Uther glanced back at them. "No," he murmured. "No . . . I don't think so, not yet. I may have a use for them. Again, Owain, my thanks."

Many things happened very quickly after that, and time itself seemed to accelerate in the frenetic activity of the following months. Late on the evening of Owain's stunning revelation after hours of deep deliberation, Uther sat down and, with great difficulty and much muttering beneath his breath, wrote an important letter to his grandmother in Camulod. Luceiia, he knew, would grasp the situation immediately in its entirety and would see to it that things were done properly thereafter.

The unexpected deaths of his two senior minions would be a crippling blow to Lot's plans, he wrote, far more than any such disaster could ever be to Camulod, or even to himself in Cambria. Camulod had a disciplined army and well-trained deputies in place to step into the gap created by any single person's death, no matter how crippling that death might be. And even here in Cambria, were he struck low, his people were one people, and one or another of his own chieftains would soon step up to take his place in time of need. Not so with Lot.
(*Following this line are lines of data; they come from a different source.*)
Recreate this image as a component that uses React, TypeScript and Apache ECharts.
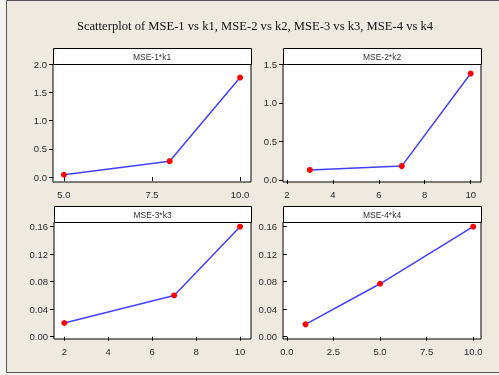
import React, { useEffect, useRef } from "react";
import * as echarts from "echarts";

const TITLE = "Scatterplot of MSE-1 vs k1, MSE-2 vs k2, MSE-3 vs k3, MSE-4 vs k4";
const panelTitles = ["MSE-1*k1", "MSE-2*k2", "MSE-3*k3", "MSE-4*k4"];

const k1 = [5, 8, 10];
const mse1 = [0.04, 0.28, 1.76];
const k2 = [3, 7, 10];
const mse2 = [0.13, 0.18, 1.38];
const k3 = [2, 7, 10];
const mse3 = [0.02, 0.06, 0.16];
const k4 = [1, 5, 10];
const mse4 = [0.018, 0.077, 0.16];

const xTicks1 = [5, 7.5, 10];
const xTicks2 = [2, 4, 6, 8, 10];
const xTicks3 = [2, 4, 6, 8, 10];
const xTicks4 = [0, 2.5, 5, 7.5, 10];
const yTicks1 = [0, 0.5, 1, 1.5, 2];
const yTicks2 = [0, 0.5, 1, 1.5];
const yTicks3 = [0, 0.04, 0.08, 0.12, 0.16];
const yTicks4 = [0, 0.04, 0.08, 0.12, 0.16];

export default function App() {
  const ref = useRef<HTMLDivElement>(null);
  useEffect(() => {
    if (!ref.current) return;
    const chart = echarts.init(ref.current, null, { renderer: "svg" });
    const labelFont = { fontFamily: "Liberation Sans", fontSize: 9.5, color: "#2a2a2a" };
    const grids = [
      { left: 53, top: 64, width: 198, height: 118 },
      { left: 283, top: 64, width: 198, height: 118 },
      { left: 54, top: 222, width: 197, height: 117 },
      { left: 283, top: 222, width: 198, height: 117 },
    ];
    const xr = [
      [4.69, 10.31],
      [1.83, 10.45],
      [1.53, 10.5],
      [-0.21, 10.42],
    ];
    const yr = [
      [-0.088, 2.0],
      [-0.026, 1.504],
      [-0.0033, 0.1668],
      [-0.0033, 0.1668],
    ];
    const xt = [xTicks1, xTicks2, xTicks3, xTicks4];
    const yt = [yTicks1, yTicks2, yTicks3, yTicks4];
    const xf = [
      (v: number) => v.toFixed(1),
      (v: number) => String(v),
      (v: number) => String(v),
      (v: number) => v.toFixed(1),
    ];
    const yf = [
      (v: number) => v.toFixed(1),
      (v: number) => v.toFixed(1),
      (v: number) => v.toFixed(2),
      (v: number) => v.toFixed(2),
    ];
    const xs = [k1, k2, k3, k4];
    const ys = [mse1, mse2, mse3, mse4];

    const frame = { stroke: "#555", lineWidth: 1 };
    const graphics: any[] = [
      { type: "rect", shape: { x: 0, y: 0, width: 499, height: 375 }, style: { fill: "#f5f4f0" }, z: -10 },
      { type: "rect", shape: { x: 6.5, y: 0.5, width: 493, height: 372 }, style: { fill: "#eeeae0" }, z: -9 },
      { type: "line", shape: { x1: 6.5, y1: 0.5, x2: 499, y2: 0.5 }, style: frame, z: -8 },
      { type: "line", shape: { x1: 6.5, y1: 0.5, x2: 6.5, y2: 372.5 }, style: frame, z: -8 },
      { type: "line", shape: { x1: 6.5, y1: 372.5, x2: 499, y2: 372.5 }, style: frame, z: -8 },
      {
        type: "text",
        x: 255,
        y: 26,
        style: { text: TITLE, fontFamily: "Liberation Serif", fontSize: 12.6, fill: "#111", align: "center", verticalAlign: "middle" },
      },
    ];
    grids.forEach((g, i) => {
      graphics.push({
        type: "rect",
        shape: { x: g.left + 0.5, y: g.top - 15.5, width: g.width, height: 16 },
        style: { fill: "#fff", stroke: "#000", lineWidth: 1 },
        z: 5,
      });
      graphics.push({
        type: "text",
        x: g.left + g.width / 2,
        y: g.top - 7.5,
        style: { text: panelTitles[i], fontFamily: "Liberation Sans", fontSize: 8.5, fill: "#333", align: "center", verticalAlign: "middle" },
        z: 6,
      });
    });

    chart.setOption({
      animation: false,
      grid: grids.map((g) => ({ ...g, show: true, backgroundColor: "#fff", borderColor: "#000", borderWidth: 1 })),
      xAxis: grids.map((_, i) => ({
        type: "value",
        gridIndex: i,
        min: xr[i][0],
        max: xr[i][1],
        axisLine: { show: false },
        splitLine: { show: false },
        axisTick: { show: true, length: 4, customValues: xt[i], lineStyle: { color: "#000" } },
        axisLabel: { ...labelFont, margin: 7, customValues: xt[i], formatter: xf[i] },
      })),
      yAxis: grids.map((_, i) => ({
        type: "value",
        gridIndex: i,
        min: yr[i][0],
        max: yr[i][1],
        axisLine: { show: false },
        splitLine: { show: false },
        axisTick: { show: true, length: 4, customValues: yt[i], lineStyle: { color: "#000" } },
        axisLabel: { ...labelFont, margin: 6, customValues: yt[i], formatter: yf[i] },
      })),
      series: grids.map((_, i) => ({
        type: "line",
        xAxisIndex: i,
        yAxisIndex: i,
        data: xs[i].map((x, j) => [x, ys[i][j]]),
        symbol: "circle",
        symbolSize: 6,
        lineStyle: { color: "#4040ff", width: 1.5 },
        itemStyle: { color: "#ff0000" },
        z: 3,
      })),
      graphic: graphics,
    });
    return () => chart.dispose();
  }, []);
  return <div ref={ref} style={{ position: "fixed", left: 0, top: 0, width: 499, height: 375 }} />;
}
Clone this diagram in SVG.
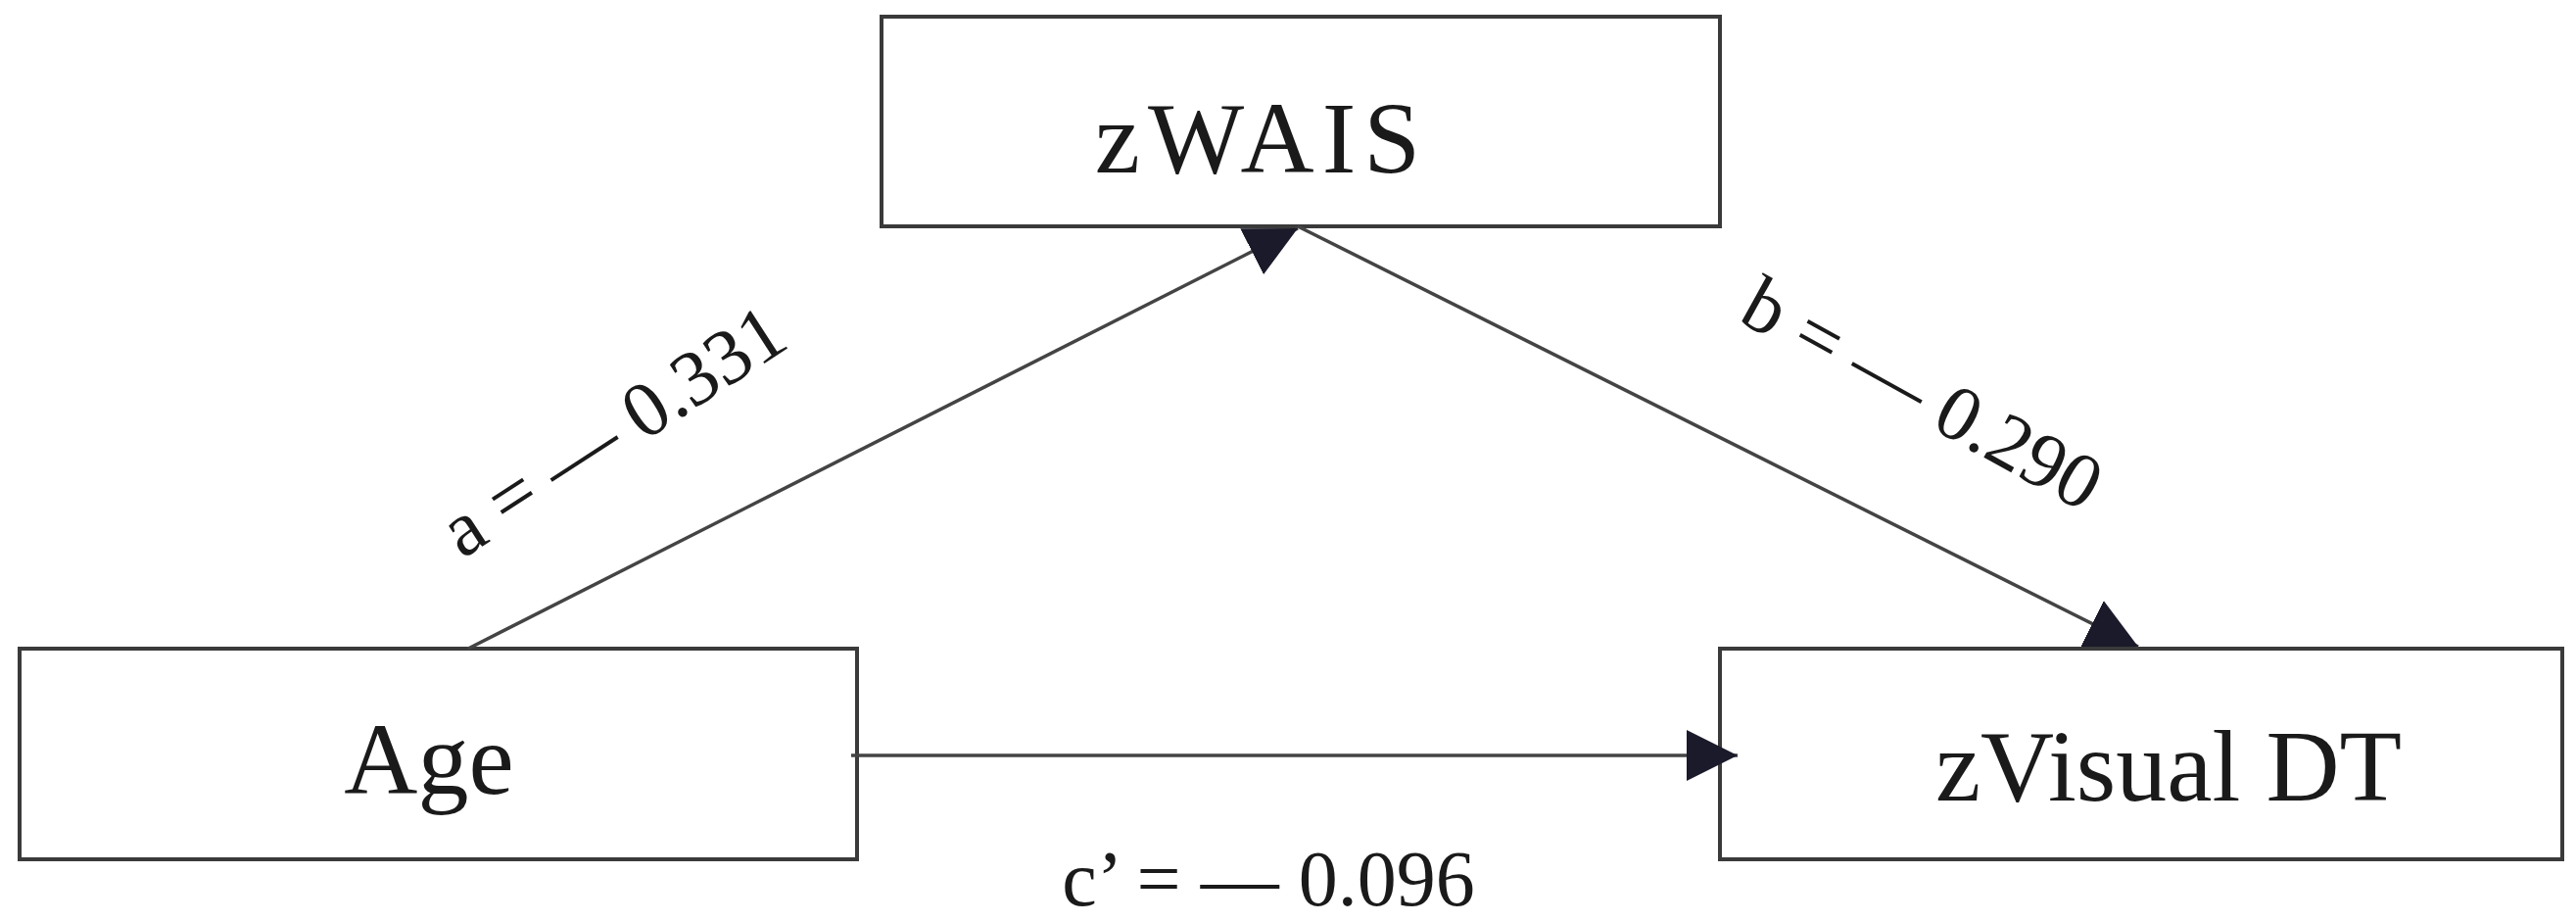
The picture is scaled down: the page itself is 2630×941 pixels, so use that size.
<svg xmlns="http://www.w3.org/2000/svg" width="2630" height="941" viewBox="0 0 2630 941">
<style>
.box{fill:#fff;stroke:#3a3a3a;stroke-width:4}
.lbl{font-family:"Liberation Serif",serif;font-size:104px;fill:#1a1a1a;text-anchor:middle}
.el{font-family:"Liberation Serif",serif;font-size:80px;fill:#1a1a1a;text-anchor:middle}
.ln{stroke:#444;stroke-width:3.5;fill:none}
</style>
<defs>
<marker id="a2" viewBox="0 0 10 10" refX="10" refY="5" markerWidth="15" markerHeight="15" orient="auto"><path d="M0,0 L10,5 L0,10 Z" fill="#1a1a2a"/></marker>
</defs>
<g id="zWAIS"><rect class="box" x="900" y="17" width="856" height="214"/><text class="lbl" x="1288" y="176" letter-spacing="8">zWAIS</text></g>
<g id="age"><rect class="box" x="20" y="662" width="855" height="215"/><text class="lbl" x="438" y="810">Age</text></g>
<g id="zVisual"><rect class="box" x="1756" y="662" width="860" height="215"/><text class="lbl" x="2214" y="817">zVisual DT</text></g>
<g id="connectors">
<line class="ln" x1="478" y1="662" x2="1325" y2="233" marker-end="url(#a2)"/>
<line class="ln" x1="1325" y1="231" x2="2183" y2="660" marker-end="url(#a2)"/>
<line class="ln" x1="869" y1="771" x2="1774" y2="771" marker-end="url(#a2)"/>
</g>
<text class="el" transform="translate(640,462) rotate(-33)">a = — 0.331</text>
<text class="el" transform="translate(1950,425) rotate(29)">b = — 0.290</text>
<text class="el" x="1295" y="924">c’ = — 0.096</text>
</svg>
His own Cornish people lived in distrustful fear of him, and his only strength lay in his huge mercenary armies. Therein his major weakness also lay, however, for those mercenary armies had no underlying loyalty to Lot himself, other than that which he had already bought and paid for, and his control of them lay in the hands of powerful leaders like Issa and Loholt. who ruled their men by strength of will and personality, by the power bred from guts and strength and sheer experience, leading their armies to victory, plunder and conquest. Now, with those leaders gone, Lot had two armies of leaderless savages in his domain, and he would be hard put to deal with them. Cuneglas and Ralla, weak straws that they were, would be forever useless, and that left Lot now with no leaders of any stripe.